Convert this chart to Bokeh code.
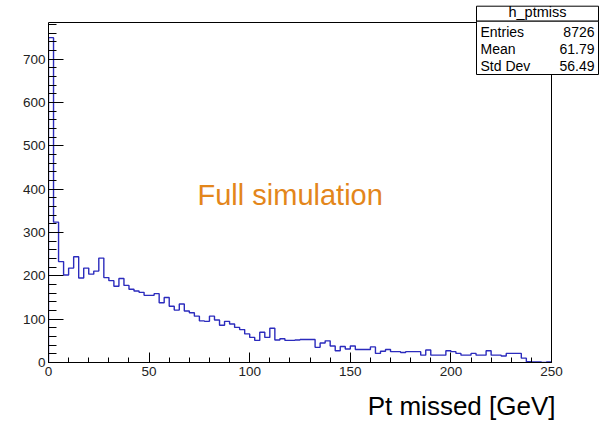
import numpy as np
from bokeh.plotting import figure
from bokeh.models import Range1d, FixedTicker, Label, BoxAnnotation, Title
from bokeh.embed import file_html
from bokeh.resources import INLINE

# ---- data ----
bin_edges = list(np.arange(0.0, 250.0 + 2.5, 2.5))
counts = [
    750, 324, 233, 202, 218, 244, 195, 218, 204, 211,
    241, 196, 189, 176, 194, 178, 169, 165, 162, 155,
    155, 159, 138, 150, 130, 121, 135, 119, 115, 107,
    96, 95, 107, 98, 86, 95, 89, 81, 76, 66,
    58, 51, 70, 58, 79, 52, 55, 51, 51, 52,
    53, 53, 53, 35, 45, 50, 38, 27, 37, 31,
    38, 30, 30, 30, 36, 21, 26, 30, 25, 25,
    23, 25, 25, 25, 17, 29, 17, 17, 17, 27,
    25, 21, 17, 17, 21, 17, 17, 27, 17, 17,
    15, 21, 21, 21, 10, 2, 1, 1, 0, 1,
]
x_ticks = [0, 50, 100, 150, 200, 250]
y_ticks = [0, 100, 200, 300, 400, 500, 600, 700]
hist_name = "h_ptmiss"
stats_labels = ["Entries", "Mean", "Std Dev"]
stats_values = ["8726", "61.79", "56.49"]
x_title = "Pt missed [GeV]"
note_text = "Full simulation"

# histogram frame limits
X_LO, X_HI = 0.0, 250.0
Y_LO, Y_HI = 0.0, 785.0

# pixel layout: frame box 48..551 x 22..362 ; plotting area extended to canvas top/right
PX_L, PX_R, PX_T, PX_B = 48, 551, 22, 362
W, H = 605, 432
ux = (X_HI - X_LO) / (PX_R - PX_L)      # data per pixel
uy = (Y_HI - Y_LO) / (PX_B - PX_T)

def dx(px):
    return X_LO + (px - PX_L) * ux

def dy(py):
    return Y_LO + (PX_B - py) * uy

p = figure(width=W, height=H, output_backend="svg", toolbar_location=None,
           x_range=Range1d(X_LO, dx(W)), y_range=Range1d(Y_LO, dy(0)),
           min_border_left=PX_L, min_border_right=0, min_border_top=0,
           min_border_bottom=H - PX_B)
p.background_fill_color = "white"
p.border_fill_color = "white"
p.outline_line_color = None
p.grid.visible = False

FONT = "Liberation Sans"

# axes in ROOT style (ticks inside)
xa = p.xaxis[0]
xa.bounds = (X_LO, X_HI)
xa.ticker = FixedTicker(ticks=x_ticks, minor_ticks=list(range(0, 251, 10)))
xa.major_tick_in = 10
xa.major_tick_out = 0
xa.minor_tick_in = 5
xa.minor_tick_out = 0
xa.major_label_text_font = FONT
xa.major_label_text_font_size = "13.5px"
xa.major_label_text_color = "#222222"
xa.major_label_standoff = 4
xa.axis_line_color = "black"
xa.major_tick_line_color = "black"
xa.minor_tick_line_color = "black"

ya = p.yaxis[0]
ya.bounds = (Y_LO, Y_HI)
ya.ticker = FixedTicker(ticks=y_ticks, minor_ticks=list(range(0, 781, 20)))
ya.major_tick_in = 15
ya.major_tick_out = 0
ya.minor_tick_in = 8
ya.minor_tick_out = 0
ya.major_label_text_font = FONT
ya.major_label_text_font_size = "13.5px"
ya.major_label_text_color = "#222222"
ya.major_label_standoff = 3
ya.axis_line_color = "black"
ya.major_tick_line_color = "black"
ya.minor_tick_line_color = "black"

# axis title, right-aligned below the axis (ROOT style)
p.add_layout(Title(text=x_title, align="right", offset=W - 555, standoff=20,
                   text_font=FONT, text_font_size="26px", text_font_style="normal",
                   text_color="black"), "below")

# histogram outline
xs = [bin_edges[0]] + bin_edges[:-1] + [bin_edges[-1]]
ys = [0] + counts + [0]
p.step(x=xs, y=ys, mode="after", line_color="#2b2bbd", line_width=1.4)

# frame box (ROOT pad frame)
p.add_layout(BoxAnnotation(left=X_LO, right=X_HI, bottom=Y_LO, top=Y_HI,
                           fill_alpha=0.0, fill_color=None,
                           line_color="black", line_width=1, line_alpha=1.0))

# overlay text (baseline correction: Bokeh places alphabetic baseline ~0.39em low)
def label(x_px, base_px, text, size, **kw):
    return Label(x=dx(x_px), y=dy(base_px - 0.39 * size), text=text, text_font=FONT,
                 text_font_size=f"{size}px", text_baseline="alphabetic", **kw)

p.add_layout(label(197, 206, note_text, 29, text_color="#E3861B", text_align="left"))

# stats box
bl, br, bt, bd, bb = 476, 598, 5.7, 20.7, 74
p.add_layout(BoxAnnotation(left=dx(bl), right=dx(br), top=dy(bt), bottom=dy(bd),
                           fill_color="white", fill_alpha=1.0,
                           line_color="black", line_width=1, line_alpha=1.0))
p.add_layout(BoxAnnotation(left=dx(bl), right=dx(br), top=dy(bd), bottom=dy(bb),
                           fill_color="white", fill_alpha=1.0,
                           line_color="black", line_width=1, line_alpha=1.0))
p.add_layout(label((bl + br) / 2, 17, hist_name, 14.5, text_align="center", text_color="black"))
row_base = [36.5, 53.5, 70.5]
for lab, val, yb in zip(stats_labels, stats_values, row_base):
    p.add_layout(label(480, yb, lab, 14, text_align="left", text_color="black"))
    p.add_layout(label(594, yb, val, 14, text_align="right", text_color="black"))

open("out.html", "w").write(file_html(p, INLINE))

(Objective): Every line above should be returned word for word, with the pictures left behind.

(Exercise solution):
Convert this chart to Bokeh code.
import numpy as np
from bokeh.plotting import figure
from bokeh.models import Range1d, FixedTicker, Label, BoxAnnotation, Title
from bokeh.embed import file_html
from bokeh.resources import INLINE

# ---- data ----
bin_edges = list(np.arange(0.0, 250.0 + 2.5, 2.5))
counts = [
    750, 324, 233, 202, 218, 244, 195, 218, 204, 211,
    241, 196, 189, 176, 194, 178, 169, 165, 162, 155,
    155, 159, 138, 150, 130, 121, 135, 119, 115, 107,
    96, 95, 107, 98, 86, 95, 89, 81, 76, 66,
    58, 51, 70, 58, 79, 52, 55, 51, 51, 52,
    53, 53, 53, 35, 45, 50, 38, 27, 37, 31,
    38, 30, 30, 30, 36, 21, 26, 30, 25, 25,
    23, 25, 25, 25, 17, 29, 17, 17, 17, 27,
    25, 21, 17, 17, 21, 17, 17, 27, 17, 17,
    15, 21, 21, 21, 10, 2, 1, 1, 0, 1,
]
x_ticks = [0, 50, 100, 150, 200, 250]
y_ticks = [0, 100, 200, 300, 400, 500, 600, 700]
hist_name = "h_ptmiss"
stats_labels = ["Entries", "Mean", "Std Dev"]
stats_values = ["8726", "61.79", "56.49"]
x_title = "Pt missed [GeV]"
note_text = "Full simulation"

# histogram frame limits
X_LO, X_HI = 0.0, 250.0
Y_LO, Y_HI = 0.0, 785.0

# pixel layout: frame box 48..551 x 22..362 ; plotting area extended to canvas top/right
PX_L, PX_R, PX_T, PX_B = 48, 551, 22, 362
W, H = 605, 432
ux = (X_HI - X_LO) / (PX_R - PX_L)      # data per pixel
uy = (Y_HI - Y_LO) / (PX_B - PX_T)

def dx(px):
    return X_LO + (px - PX_L) * ux

def dy(py):
    return Y_LO + (PX_B - py) * uy

p = figure(width=W, height=H, output_backend="svg", toolbar_location=None,
           x_range=Range1d(X_LO, dx(W)), y_range=Range1d(Y_LO, dy(0)),
           min_border_left=PX_L, min_border_right=0, min_border_top=0,
           min_border_bottom=H - PX_B)
p.background_fill_color = "white"
p.border_fill_color = "white"
p.outline_line_color = None
p.grid.visible = False

FONT = "Liberation Sans"

# axes in ROOT style (ticks inside)
xa = p.xaxis[0]
xa.bounds = (X_LO, X_HI)
xa.ticker = FixedTicker(ticks=x_ticks, minor_ticks=list(range(0, 251, 10)))
xa.major_tick_in = 10
xa.major_tick_out = 0
xa.minor_tick_in = 5
xa.minor_tick_out = 0
xa.major_label_text_font = FONT
xa.major_label_text_font_size = "13.5px"
xa.major_label_text_color = "#222222"
xa.major_label_standoff = 4
xa.axis_line_color = "black"
xa.major_tick_line_color = "black"
xa.minor_tick_line_color = "black"

ya = p.yaxis[0]
ya.bounds = (Y_LO, Y_HI)
ya.ticker = FixedTicker(ticks=y_ticks, minor_ticks=list(range(0, 781, 20)))
ya.major_tick_in = 15
ya.major_tick_out = 0
ya.minor_tick_in = 8
ya.minor_tick_out = 0
ya.major_label_text_font = FONT
ya.major_label_text_font_size = "13.5px"
ya.major_label_text_color = "#222222"
ya.major_label_standoff = 3
ya.axis_line_color = "black"
ya.major_tick_line_color = "black"
ya.minor_tick_line_color = "black"

# axis title, right-aligned below the axis (ROOT style)
p.add_layout(Title(text=x_title, align="right", offset=W - 555, standoff=20,
                   text_font=FONT, text_font_size="26px", text_font_style="normal",
                   text_color="black"), "below")

# histogram outline
xs = [bin_edges[0]] + bin_edges[:-1] + [bin_edges[-1]]
ys = [0] + counts + [0]
p.step(x=xs, y=ys, mode="after", line_color="#2b2bbd", line_width=1.4)

# frame box (ROOT pad frame)
p.add_layout(BoxAnnotation(left=X_LO, right=X_HI, bottom=Y_LO, top=Y_HI,
                           fill_alpha=0.0, fill_color=None,
                           line_color="black", line_width=1, line_alpha=1.0))

# overlay text (baseline correction: Bokeh places alphabetic baseline ~0.39em low)
def label(x_px, base_px, text, size, **kw):
    return Label(x=dx(x_px), y=dy(base_px - 0.39 * size), text=text, text_font=FONT,
                 text_font_size=f"{size}px", text_baseline="alphabetic", **kw)

p.add_layout(label(197, 206, note_text, 29, text_color="#E3861B", text_align="left"))

# stats box
bl, br, bt, bd, bb = 476, 598, 5.7, 20.7, 74
p.add_layout(BoxAnnotation(left=dx(bl), right=dx(br), top=dy(bt), bottom=dy(bd),
                           fill_color="white", fill_alpha=1.0,
                           line_color="black", line_width=1, line_alpha=1.0))
p.add_layout(BoxAnnotation(left=dx(bl), right=dx(br), top=dy(bd), bottom=dy(bb),
                           fill_color="white", fill_alpha=1.0,
                           line_color="black", line_width=1, line_alpha=1.0))
p.add_layout(label((bl + br) / 2, 17, hist_name, 14.5, text_align="center", text_color="black"))
row_base = [36.5, 53.5, 70.5]
for lab, val, yb in zip(stats_labels, stats_values, row_base):
    p.add_layout(label(480, yb, lab, 14, text_align="left", text_color="black"))
    p.add_layout(label(594, yb, val, 14, text_align="right", text_color="black"))

open("out.html", "w").write(file_html(p, INLINE))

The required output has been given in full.